Tuesday, March 8, 2011

The Clock is Ticking: Efficient Development Review Supports Placemaking

One of the challenges that face communities is placemaking; that balance of maintaining a town’s unique identity and enhancing its function and coherence with careful urban design. Encouraging appropriately scaled and context sensitive developments is one of the best ways of achieving successful placemaking; which provides a safer, healthier, more sustainable, and economically viable community for your citizens and visitors alike.

This is why chains, franchises and big box retailers are often seen as one of the greatest threats to successful placemaking. If one looks at the characteristics of “off-the-shelf” designs that are representative of these developments, which include: brand identity as expressed in context devoid architecture; the guarantee of ample parking advertized with oversized, underutilized, and unappealing parking lots; and, disjointed development patterns, one sees the resulting conflict with creating a highly livable built environment.

Smaller scale projects are generally more adaptable to a community’s sense of place and placemaking needs for a number of reasons (which I will outline in another post). The ability of smaller projects to complete with big box developments depends upon a complex set of characteristics. There are however, ways that planning departments can optimize their work to at least ensure that the municipality does not exacerbate the challenges these smaller types of developments face.

It is not only the rules that apply to a given project that can direct its outcome, but the time it takes to move through the approvals process. We have all heard the phrase “time is money”, and that is truly the case with development reviews. When a process requires proponents to hold land for great lengths of time prior to actually building and opening for business, it favours the national chain and big box retailers because of their greater ability to finance the carrying costs. Smaller scale projects, which are typically less well funded, have an inherent disadvantage when processes become too drawn out. This is why I suggest that once carefully crafted urban design and zoning regulations have been instituted it is equally important for planning departments to address the review process itself. This process must be clear and efficient so that it does not magnify the challenges of smaller businesses and reduce the feasibility of the kind of development most desirable for a community.

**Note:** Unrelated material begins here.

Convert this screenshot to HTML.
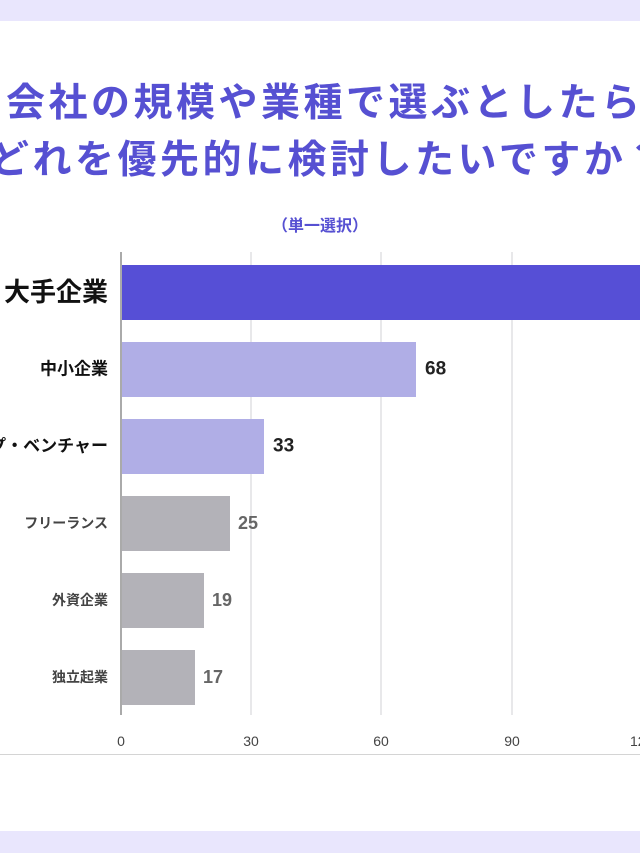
<!DOCTYPE html>
<html><head><meta charset="utf-8"><style>
html,body{overflow:hidden}
body{margin:0;width:640px;height:853px;overflow:hidden;background:#fff;position:relative;font-family:"Liberation Sans","Noto Sans CJK JP",sans-serif}
.a{position:absolute;white-space:nowrap}
.t{color:#5650d2;font-weight:bold;font-size:39px;letter-spacing:3.5px;line-height:1}
.lbl{position:absolute;right:532px;white-space:nowrap;font-weight:bold;line-height:1;transform:translateY(-50%)}
.bar{position:absolute;left:121px;height:55px}
.v{position:absolute;font-weight:bold;line-height:1;transform:translateY(-50%)}
.g{position:absolute;top:252px;height:463px;width:2px;background:#e8e8ea}
.tk{position:absolute;top:734px;font-size:14px;color:#444;transform:translateX(-50%);line-height:1}
.clip{position:absolute;left:0;top:0;width:640px;height:853px;overflow:hidden}
</style></head><body><div class="clip">
<div class="a" style="left:0;top:0;width:640px;height:21px;background:#e9e6fd"></div>
<div class="a" style="left:0;top:831px;width:640px;height:22px;background:#e9e6fd"></div>
<div class="a t" style="left:6px;top:84px">会社の規模や業種で選ぶとしたら、</div>
<div class="a t" style="left:-10px;top:141px">どれを優先的に検討したいですか？</div>
<div class="a" style="left:0;width:640px;text-align:center;top:212px;font-size:16px;font-weight:bold;color:#5650d2">（単一選択）</div>
<div class="g" style="left:250px"></div>
<div class="g" style="left:380px"></div>
<div class="g" style="left:511px"></div>
<div class="bar" style="top:265px;width:519px;background:#564fd6"></div>
<div class="bar" style="top:342px;width:295px;background:#b0aee6"></div>
<div class="bar" style="top:419px;width:143px;background:#b0aee6"></div>
<div class="bar" style="top:496px;width:109px;background:#b3b2b8"></div>
<div class="bar" style="top:573px;width:83px;background:#b3b2b8"></div>
<div class="bar" style="top:650px;width:74px;background:#b3b2b8"></div>
<div class="a" style="left:120px;top:252px;width:2px;height:463px;background:#aaa"></div>
<div class="lbl" style="top:292px;font-size:26px;color:#111">大手企業</div>
<div class="lbl" style="top:369px;font-size:17px;color:#111">中小企業</div>
<div class="lbl" style="top:446px;font-size:17px;color:#111">スタートアップ・ベンチャー</div>
<div class="lbl" style="top:523px;font-size:14px;color:#444">フリーランス</div>
<div class="lbl" style="top:600px;font-size:14px;color:#444">外資企業</div>
<div class="lbl" style="top:677px;font-size:14px;color:#444">独立起業</div>
<div class="v" style="left:425px;top:369px;font-size:19px;color:#222">68</div>
<div class="v" style="left:273px;top:446px;font-size:19px;color:#222">33</div>
<div class="v" style="left:238px;top:523px;font-size:18px;color:#666">25</div>
<div class="v" style="left:212px;top:600px;font-size:18px;color:#666">19</div>
<div class="v" style="left:203px;top:677px;font-size:18px;color:#666">17</div>
<div class="tk" style="left:121px">0</div>
<div class="tk" style="left:251px">30</div>
<div class="tk" style="left:381px">60</div>
<div class="tk" style="left:512px">90</div>
<div class="a" style="left:630px;top:734px;font-size:14px;color:#444;line-height:1">120</div>
<div class="a" style="left:0;top:754px;width:640px;height:1px;background:#d4d4d4"></div>
</div></body></html>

Clarity of expectations; open communication; concise regulations and professional staff to help interpret them; all affect the length of time it takes to generate an approvable application. Once you have created the necessary regulatory framework and standards to ensure that the built form of new developments will support improved livability and placemaking, the next step is to make sure that the way information is communicated, and your review procedures, are optimized.  In urban planning it is not always what you plan, but how you plan, that has an impact on your work and the people you are planning for.